For instance, I went back and did a data study to find out what happened at Yorktown [during the American Revolution] and who were the players. I heard of this man, James Armistead; I was unfamiliar with his name. Also, Prince Estabrook was a Revolutionary Minuteman. A man of color was a minuteman along with Paul Revere. Everyone knew about Crispus Attucks [another man of color] and the Boston Massacre in 1770.
Then, I found James Armistead Lafayette. He was a spy. He was the one who got the intelligence and brought it to General Lafayette, so they could defeat Cornwallis. His gratitude was expressed to Lafayette by adopting the surname of his partner. Wow.
That has never been shared before, and it gives you a whole different perception about how the U.S. Constitutional Convention came about in 1787-88. It’s was a shared thing… a partnership.

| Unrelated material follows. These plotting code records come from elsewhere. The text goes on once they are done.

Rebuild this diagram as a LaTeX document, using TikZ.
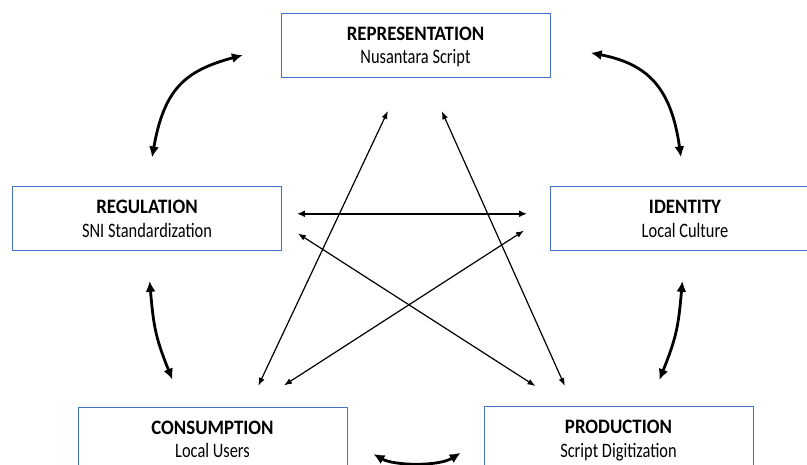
\documentclass[tikz,border=0pt]{standalone}
\usepackage{fontspec}
\setmainfont{Carlito}
\newfontfamily\headfont{Carlito}[FakeStretch=0.92]
\newfontfamily\subfont{Carlito}[FakeStretch=0.8]
\usepackage{xcolor}
\usepackage{tikz}
\usetikzlibrary{arrows.meta}
\definecolor{boxblue}{RGB}{68,114,196}

\begin{document}
\begin{tikzpicture}[
  x=1pt, y=-1pt,
  box/.style={draw=boxblue, line width=0.9pt, minimum width=269pt, minimum height=64pt, inner sep=0pt,
    align=center, text height=38.6pt, text depth=1.4pt, font=\subfont\fontsize{20.5}{23.6}\selectfont},
  bigarrow/.style={line width=2.8pt, {Latex[length=11pt,width=10pt]}-{Latex[length=11pt,width=10pt]}},
  midarrow/.style={line width=1.8pt, {Latex[length=8pt,width=7pt]}-{Latex[length=8pt,width=7pt]}},
  thinarrow/.style={line width=1.2pt, {Latex[length=8pt,width=6pt]}-{Latex[length=8pt,width=6pt]}}
]
\clip (0,0) rectangle (807,464);
\node[box] (rep) at (415.5,45) {{\headfont\bfseries REPRESENTATION}\\Nusantara Script};
\node[box] (reg) at (147,218.5) {{\headfont\bfseries REGULATION}\\SNI Standardization};
\node[box] (ide) at (685,218.5) {{\headfont\bfseries IDENTITY}\\Local Culture};
\node[box] (con) at (212.5,439) {{\headfont\bfseries CONSUMPTION}\\Local Users};
\node[box] (pro) at (618.5,438.5) {{\headfont\bfseries PRODUCTION}\\Script Digitization};

% outer ring
\draw[bigarrow, shorten <=29pt, shorten >=39pt] (reg.north) to[out=80, in=195, looseness=1.3] (rep.west);
\draw[bigarrow, shorten <=29pt, shorten >=41pt] (ide.north) to[out=98, in=-11, looseness=1.3] (rep.east);
\draw[bigarrow, shorten <=30pt, shorten >=29pt] (reg.south) to[out=-85, in=112, looseness=1.2] (con.132);
\draw[bigarrow, shorten <=30pt, shorten >=28pt] (ide.south) to[out=-95, in=68, looseness=1.2] (pro.47);
\draw[bigarrow, shorten <=30pt, shorten >=27pt] (con.east) to[out=-30, in=212] (pro.west);

% inner links
\draw[midarrow, shorten <=15pt, shorten >=23pt] (reg.2) -- (ide.178);
\draw[thinarrow, shorten <=19pt, shorten >=37pt] (reg.-2) -- (pro.148);
\draw[thinarrow, shorten <=31pt, shorten >=39pt] (ide.178) -- (con.40);
\draw[thinarrow, shorten <=37pt, shorten >=23pt] (rep.250) -- (con.42);
\draw[thinarrow, shorten <=37pt, shorten >=22pt] (rep.289) -- (pro.144);
\end{tikzpicture}
\end{document}
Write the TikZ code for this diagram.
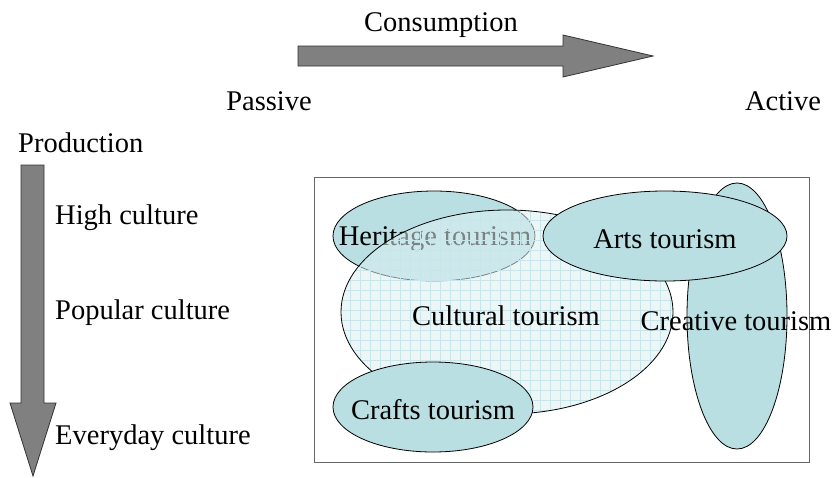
\documentclass[tikz,border=0pt]{standalone}
\usepackage{fontspec}
\setmainfont{Liberation Serif}
\usepackage{xcolor}
\definecolor{tealcolor}{RGB}{185, 223, 226}
\definecolor{palecolor}{RGB}{222, 240, 242}
\definecolor{gridcolor}{RGB}{200, 230, 233}
\definecolor{arrowcolor}{RGB}{128, 128, 128}
\colorlet{bordercolor}{white}

\begin{document}
\begin{tikzpicture}[x=1pt, y=-1pt, font=\fontsize{28.5}{34}\selectfont,
        blob/.style={fill=tealcolor, draw=black, line width=0.8pt},
        bigarrow/.style={fill=arrowcolor, draw=black!80, line width=0.8pt},
        label/.style={inner sep=0pt}]
        \useasboundingbox[fill=bordercolor] (0, 0) rectangle (834, 477);

        % Axes {{{
        \draw[bigarrow] (298, 46) -- (563, 46) -- (563, 35) -- (653, 56) -- (563, 77) -- (563, 66) -- (298, 66) -- cycle;
        \node[label] (consumption) at (441, 25) {Consumption};
        \node[label] (passive) at (269, 101) {Passive};
        \node[label] (active) at (783, 101) {Active};

        \draw[bigarrow] (21, 165) -- (44, 165) -- (44, 403) -- (56, 403) -- (33, 476) -- (10, 403) -- (21, 403) -- cycle;
        \node[label, anchor=west] (production) at (18, 143) {Production};
        \node[label, anchor=west] (high) at (55, 218) {High culture};
        \node[label, anchor=west] (popular) at (55, 313) {Popular culture};
        \node[label, anchor=west] (everyday) at (55, 438) {Everyday culture};
        % }}}

        % Tourism map {{{
        \draw[draw=black!60, line width=0.8pt] (314, 177) rectangle (809, 462);

        \fill[tealcolor] (434, 236) ellipse (101 and 45);
        \node[label] (heritage) at (435, 239) {Heritage tourism};
        \draw[line width=0.8pt] (434, 236) ellipse (101 and 45);

        \fill[palecolor, fill opacity=0.55] (507, 312) ellipse (166 and 102);
        \begin{scope}
                \clip (507, 312) ellipse (166 and 102);
                \foreach \gx in {340, 350, ..., 680}
                        \draw[gridcolor, line width=0.5pt] (\gx, 205) -- (\gx, 420);
                \foreach \gy in {210, 220, ..., 420}
                        \draw[gridcolor, line width=0.5pt] (335, \gy) -- (680, \gy);
        \end{scope}
        \draw[line width=0.8pt] (507, 312) ellipse (166 and 102);
        \node[label] (cultural) at (506, 316) {Cultural tourism};

        \filldraw[blob] (433, 407) ellipse (100 and 45);
        \node[label] (crafts) at (433, 410) {Crafts tourism};

        \filldraw[blob] (737, 316) ellipse (50 and 133);
        \filldraw[blob] (665, 236) ellipse (122 and 45);
        \node[label] (arts) at (665, 239) {Arts tourism};
        \node[label] (creative) at (736, 321) {Creative tourism};
        % }}}
\end{tikzpicture}
\end{document}
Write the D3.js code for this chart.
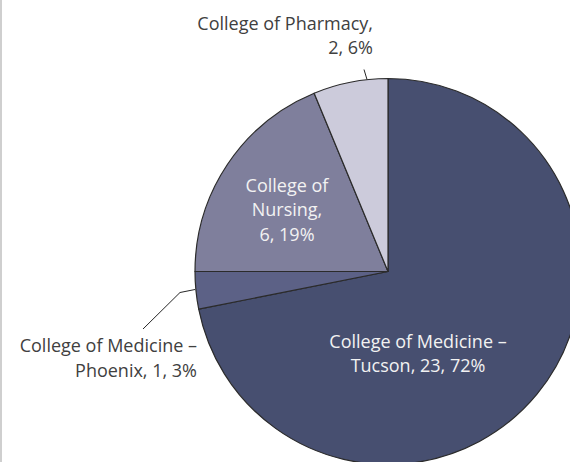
<!DOCTYPE html>
<meta charset="utf-8">
<style>
  body { margin: 0; background: #fff; }
  svg { display: block; }
</style>
<svg width="570" height="462"></svg>
<script src="https://cdn.jsdelivr.net/npm/d3@7"></script>
<script>

var colleges = ["College of Medicine \u2013 Tucson", "College of Medicine \u2013 Phoenix", "College of Nursing", "College of Pharmacy"];
var counts = [23, 1, 6, 2];
var percents = ["72%", "3%", "19%", "6%"];
var colors = ["#474f70", "#5c6186", "#7f7f9c", "#cccbdb"];

var svg = d3.select("svg");
var width = +svg.attr("width");
var height = +svg.attr("height");

var cx = 388, cy = 271.5, radius = 193;

var pie = d3.pie().sort(null).value(function(d) { return d.value; });
var arc = d3.arc().innerRadius(0).outerRadius(radius);

var data = colleges.map(function(c, i) {
  return { name: c, value: counts[i], pct: percents[i], color: colors[i] };
});
var arcs = pie(data);

// left frame edge
svg.append("line")
    .attr("x1", 1).attr("x2", 1).attr("y1", 0).attr("y2", height)
    .attr("stroke", "#bfbfbf").attr("stroke-width", 1.5);

var g = svg.append("g").attr("transform", "translate(" + cx + "," + cy + ")");

g.selectAll("path.slice")
  .data(arcs)
  .enter().append("path")
    .attr("class", "slice")
    .attr("d", arc)
    .attr("fill", function(d) { return d.data.color; })
    .attr("stroke", "#2b2b2b")
    .attr("stroke-width", 1.2)
    .attr("stroke-linejoin", "round");

// label layout (relative to pie centre)
var labels = [
  { lines: ["College of Medicine \u2013", "Tucson, " + counts[0] + ", " + percents[0]], x: 30, y: 76, anchor: "middle", fill: "#f2f2f2" },
  { lines: ["College of Medicine \u2013", "Phoenix, " + counts[1] + ", " + percents[1]], x: -191, y: 80.5, anchor: "end", fill: "#404040" },
  { lines: ["College of", "Nursing,", counts[2] + ", " + percents[2]], x: -101, y: -80, anchor: "middle", fill: "#f2f2f2" },
  { lines: ["College of Pharmacy,", counts[3] + ", " + percents[3]], x: -15, y: -242, anchor: "end", fill: "#404040" }
];

var lineH = 24.5;
labels.forEach(function(l) {
  var t = g.append("text")
      .attr("text-anchor", l.anchor)
      .attr("fill", l.fill)
      .style("font-family", "'Open Sans', 'Liberation Sans', sans-serif")
      .style("font-size", "18px");
  l.lines.forEach(function(s, i) {
    t.append("tspan")
      .attr("x", l.x)
      .attr("y", l.y + i * lineH)
      .text(s);
  });
});

// leader lines
var leaderPhoenix = [[-245, 57.5], [-208, 21], [-193, 18]];
var leaderPharmacy = [[-24, -202], [-21, -192]];
var lineGen = d3.line();
[leaderPhoenix, leaderPharmacy].forEach(function(pts) {
  g.append("path")
    .attr("d", lineGen(pts))
    .attr("fill", "none")
    .attr("stroke", "#262626")
    .attr("stroke-width", 1);
});

</script>
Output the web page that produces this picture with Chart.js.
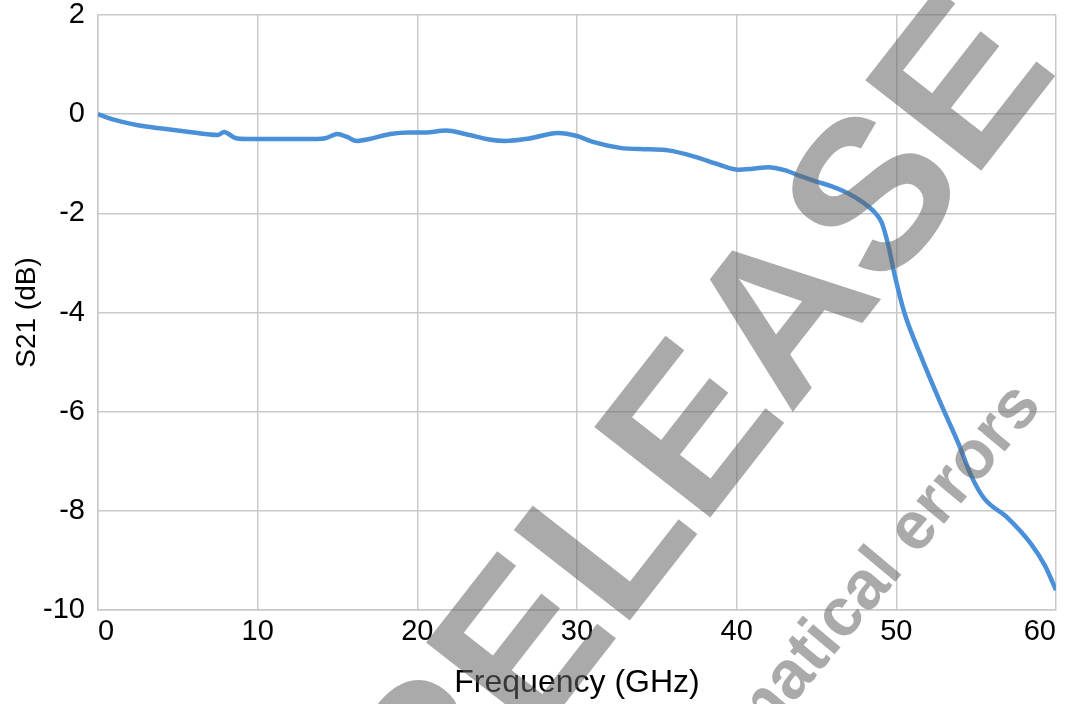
<!DOCTYPE html>
<html>
<head>
<meta charset="utf-8">
<script src="https://cdn.jsdelivr.net/npm/chart.js@4.4.0/dist/chart.umd.min.js"></script>
<style>
  html, body { margin: 0; padding: 0; background: #fff; }
  #wrap { width: 1068px; height: 704px; }
</style>
</head>
<body>
<div id="wrap"><canvas id="myChart" width="1068" height="704"></canvas></div>
<script>
// S21 transmission vs frequency
const freqGHz = [0, 1, 2, 3, 4, 5, 6, 7, 7.5, 7.9, 8.6, 9.3, 10, 12, 13.5, 14.3, 15, 15.6, 16.2, 17, 18.3, 19.5, 20.5,
  21.8, 23, 24.5, 25.5, 27, 28.8, 30, 31, 32.7, 34.5, 35.7, 37.3, 39, 40.1, 41, 42, 43, 44, 45, 46, 47, 48, 48.7, 49.1,
  49.5, 49.9, 50.5, 51.5, 52.8, 53.9, 54.7, 55.5, 57, 58.4, 59.3, 60];
const s21dB = [0, -0.11, -0.19, -0.25, -0.29, -0.33, -0.37, -0.41, -0.42, -0.36, -0.48, -0.5, -0.5, -0.5, -0.5, -0.48, -0.4, -0.46, -0.54, -0.5, -0.4, -0.37, -0.37,
  -0.33, -0.4, -0.51, -0.54, -0.49, -0.38, -0.44, -0.56, -0.68, -0.71, -0.73, -0.85, -1.03, -1.12, -1.1, -1.07, -1.13, -1.25, -1.36, -1.46, -1.6, -1.8, -2.0, -2.2,
  -2.65, -3.25, -4.0, -4.85, -5.85, -6.65, -7.3, -7.75, -8.15, -8.65, -9.1, -9.6];

const xTitle = 'Frequency (GHz)';
const yTitle = 'S21 (dB)';
const watermark = 'RELEASE';
const watermark2 = 'mathematical errors';

const lineColor = 'rgb(74, 144, 217)';
const gridColor = '#c9c9c9';
const fontFamily = '"Liberation Sans", Arial, sans-serif';

// grey diagonal stamp drawn over everything
const stampPlugin = {
  id: 'stamp',
  afterDraw(chart) {
    const ctx = chart.ctx;
    ctx.save();
    ctx.fillStyle = 'rgba(100, 100, 100, 0.55)';
    ctx.textBaseline = 'alphabetic';

    ctx.save();
    ctx.translate(438, 866);
    ctx.rotate(-52 * Math.PI / 180);
    ctx.font = 'bold 214px ' + fontFamily;
    ctx.textAlign = 'left';
    ctx.fillText(watermark, 0, 0);
    ctx.restore();

    ctx.save();
    ctx.translate(1043, 406);
    ctx.rotate(-50 * Math.PI / 180);
    ctx.font = 'bold 68px ' + fontFamily;
    ctx.textAlign = 'right';
    ctx.fillText(watermark2, 0, 0);
    ctx.restore();

    ctx.restore();
  }
};

const ctx = document.getElementById('myChart').getContext('2d');
const chart = new Chart(ctx, {
  type: 'line',
  data: {
    datasets: [{
      label: 'S21',
      data: freqGHz.map((f, i) => ({ x: f, y: s21dB[i] })),
      borderColor: lineColor,
      backgroundColor: lineColor,
      borderWidth: 4.5,
      pointRadius: 0,
      fill: false,
      cubicInterpolationMode: 'monotone'
    }]
  },
  options: {
    responsive: false,
    animation: false,
    devicePixelRatio: 1,
    layout: { padding: 0 },
    plugins: {
      legend: { display: false },
      tooltip: { enabled: false }
    },
    scales: {
      x: {
        type: 'linear',
        min: 0,
        max: 60,
        afterFit: s => { s.height = 94; s.paddingLeft = 0; s.paddingRight = 12; },
        ticks: {
          stepSize: 10,
          color: '#000',
          padding: 5,
          maxRotation: 0,
          align: 'inner',
          font: { family: fontFamily, size: 29 }
        },
        grid: { color: gridColor, lineWidth: 1.5, drawTicks: false },
        border: { color: gridColor, width: 1.5 },
        title: {
          display: true,
          text: xTitle,
          color: '#000',
          padding: { top: 0, bottom: 2 },
          font: { family: fontFamily, size: 32 }
        }
      },
      y: {
        min: -10,
        max: 2,
        afterFit: s => { s.width = 98; s.paddingTop = 15; s.paddingBottom = 0; },
        ticks: {
          stepSize: 2,
          color: '#000',
          padding: 13,
          font: { family: fontFamily, size: 29 }
        },
        grid: { color: gridColor, lineWidth: 1.5, drawTicks: false },
        border: { color: gridColor, width: 1.5 },
        title: {
          display: true,
          text: yTitle,
          color: '#000',
          padding: { top: 10, bottom: 0 },
          font: { family: fontFamily, size: 28 }
        }
      }
    }
  },
  plugins: [stampPlugin]
});
</script>
</body>
</html>
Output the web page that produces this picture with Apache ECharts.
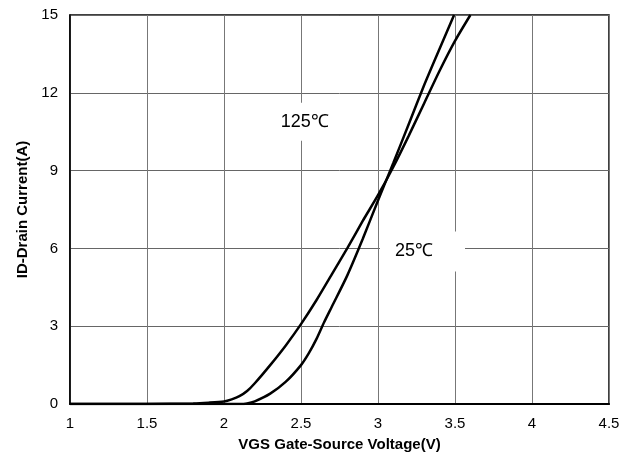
<!DOCTYPE html>
<html>
<head>
<meta charset="utf-8">
<script src="https://cdn.jsdelivr.net/npm/echarts@6/dist/echarts.min.js"></script>
<style>html,body{margin:0;padding:0;background:#fff}#c{width:633px;height:463px}</style>
</head>
<body>
<div id="c"></div>
<script>
// VGS (V) vs ID (A)
const vgs125 = [1.0, 1.5, 1.8, 1.9, 2.0, 2.05, 2.1, 2.15, 2.2, 2.3, 2.4, 2.5, 2.6, 2.7, 2.8, 2.9, 3.0, 3.1, 3.2, 3.3, 3.4, 3.5, 3.6];
const id125  = [0, 0, 0.02, 0.05, 0.1, 0.18, 0.3, 0.5, 0.8, 1.5, 2.25, 3.08, 4.0, 5.0, 6.0, 7.05, 8.05, 9.15, 10.35, 11.6, 12.85, 14.0, 15.0];
const vgs25  = [1.0, 2.1, 2.15, 2.2, 2.3, 2.4, 2.5, 2.55, 2.6, 2.65, 2.7, 2.8, 2.9, 3.0, 3.1, 3.2, 3.3, 3.4, 3.494];
const id25   = [0, 0, 0.02, 0.1, 0.4, 0.85, 1.5, 1.95, 2.5, 3.15, 3.75, 4.95, 6.35, 7.85, 9.3, 10.8, 12.3, 13.7, 15.0];
const xTicks = {min: 1, max: 4.5, interval: 0.5};
const yTicks = {min: 0, max: 15, interval: 3};
const labels = [
  {name: '125℃', coord: [2.525, 10.88]},
  {name: '25℃', coord: [3.289, 5.88]}
];

const zip = (xs, ys) => xs.map((x, i) => [x, ys[i]]);
const font = 'Liberation Sans, Arial, sans-serif';
const chart = echarts.init(document.getElementById('c'), null, {renderer: 'canvas'});
chart.setOption({
  animation: false,
  backgroundColor: '#fff',
  grid: {left: 70, right: 24, top: 15, bottom: 59, show: true, borderColor: '#000', borderWidth: 1.5, backgroundColor: 'transparent'},
  xAxis: {
    type: 'value', min: xTicks.min, max: xTicks.max, interval: xTicks.interval,
    name: 'VGS Gate-Source Voltage(V)', nameLocation: 'middle', nameGap: 33,
    nameTextStyle: {fontFamily: font, fontSize: 15, fontWeight: 'bold', color: '#000'},
    axisLine: {show: true, lineStyle: {color: '#000', width: 2}},
    axisTick: {show: false},
    axisLabel: {fontFamily: font, fontSize: 15, color: '#000', margin: 12},
    splitLine: {show: true, lineStyle: {color: '#777', width: 1}}
  },
  yAxis: {
    type: 'value', min: yTicks.min, max: yTicks.max, interval: yTicks.interval,
    name: 'ID-Drain Current(A)', nameLocation: 'middle', nameGap: 40,
    nameTextStyle: {fontFamily: font, fontSize: 15, fontWeight: 'bold', color: '#000'},
    axisLine: {show: true, lineStyle: {color: '#000', width: 1.5}},
    axisTick: {show: false},
    axisLabel: {fontFamily: font, fontSize: 15, color: '#000', margin: 12},
    splitLine: {show: true, lineStyle: {color: '#666', width: 1}}
  },
  series: [
    {
      type: 'line', name: '125℃', data: zip(vgs125, id125), showSymbol: false, symbol: 'none',
      smooth: 0.25, clip: true,
      lineStyle: {color: '#000', width: 2.5},
      markPoint: {
        symbol: 'rect', symbolSize: 1, itemStyle: {color: 'rgba(0,0,0,0)'},
        label: {show: true, position: 'inside', formatter: p => p.name, fontFamily: font, fontSize: 18, color: '#000',
          backgroundColor: '#fff', padding: [10, 5, 10, 5]},
        data: [labels[0]]
      }
    },
    {
      type: 'line', name: '25℃', data: zip(vgs25, id25), showSymbol: false, symbol: 'none',
      smooth: 0.25, clip: true,
      lineStyle: {color: '#000', width: 2.5},
      markPoint: {
        symbol: 'rect', symbolSize: 1, itemStyle: {color: 'rgba(0,0,0,0)'},
        label: {show: true, position: 'inside', formatter: p => p.name, fontFamily: font, fontSize: 18, color: '#000',
          backgroundColor: '#fff', padding: [11, 32, 11, 15]},
        data: [labels[1]]
      }
    }
  ]
});
</script>
</body>
</html>
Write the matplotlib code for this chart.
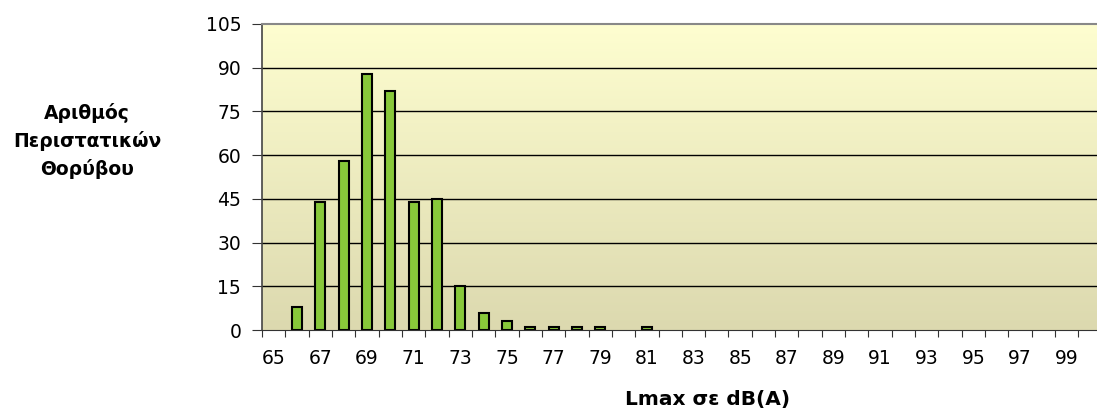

It wasn’t all white colonists who did it; there were people of color who played important roles in being able to win the 15 Revolutionary War battles so that they could move to a Constitutional Convention. (Laughs…) Yes, and that needs to be shared.
Also, Lewis and Clark didn’t do it alone when they went west of the Mississippi River. In fact, this man, who happen have been a slave was an ambassador to the Mandan Indians and also helped with setting up and management of the camps. He saved Lewis from drowning in the Missouri River.
You see, the truth brings people to freedom. When you bring all those dots together, it gives people a whole different perspective of who we are individually and as a nation.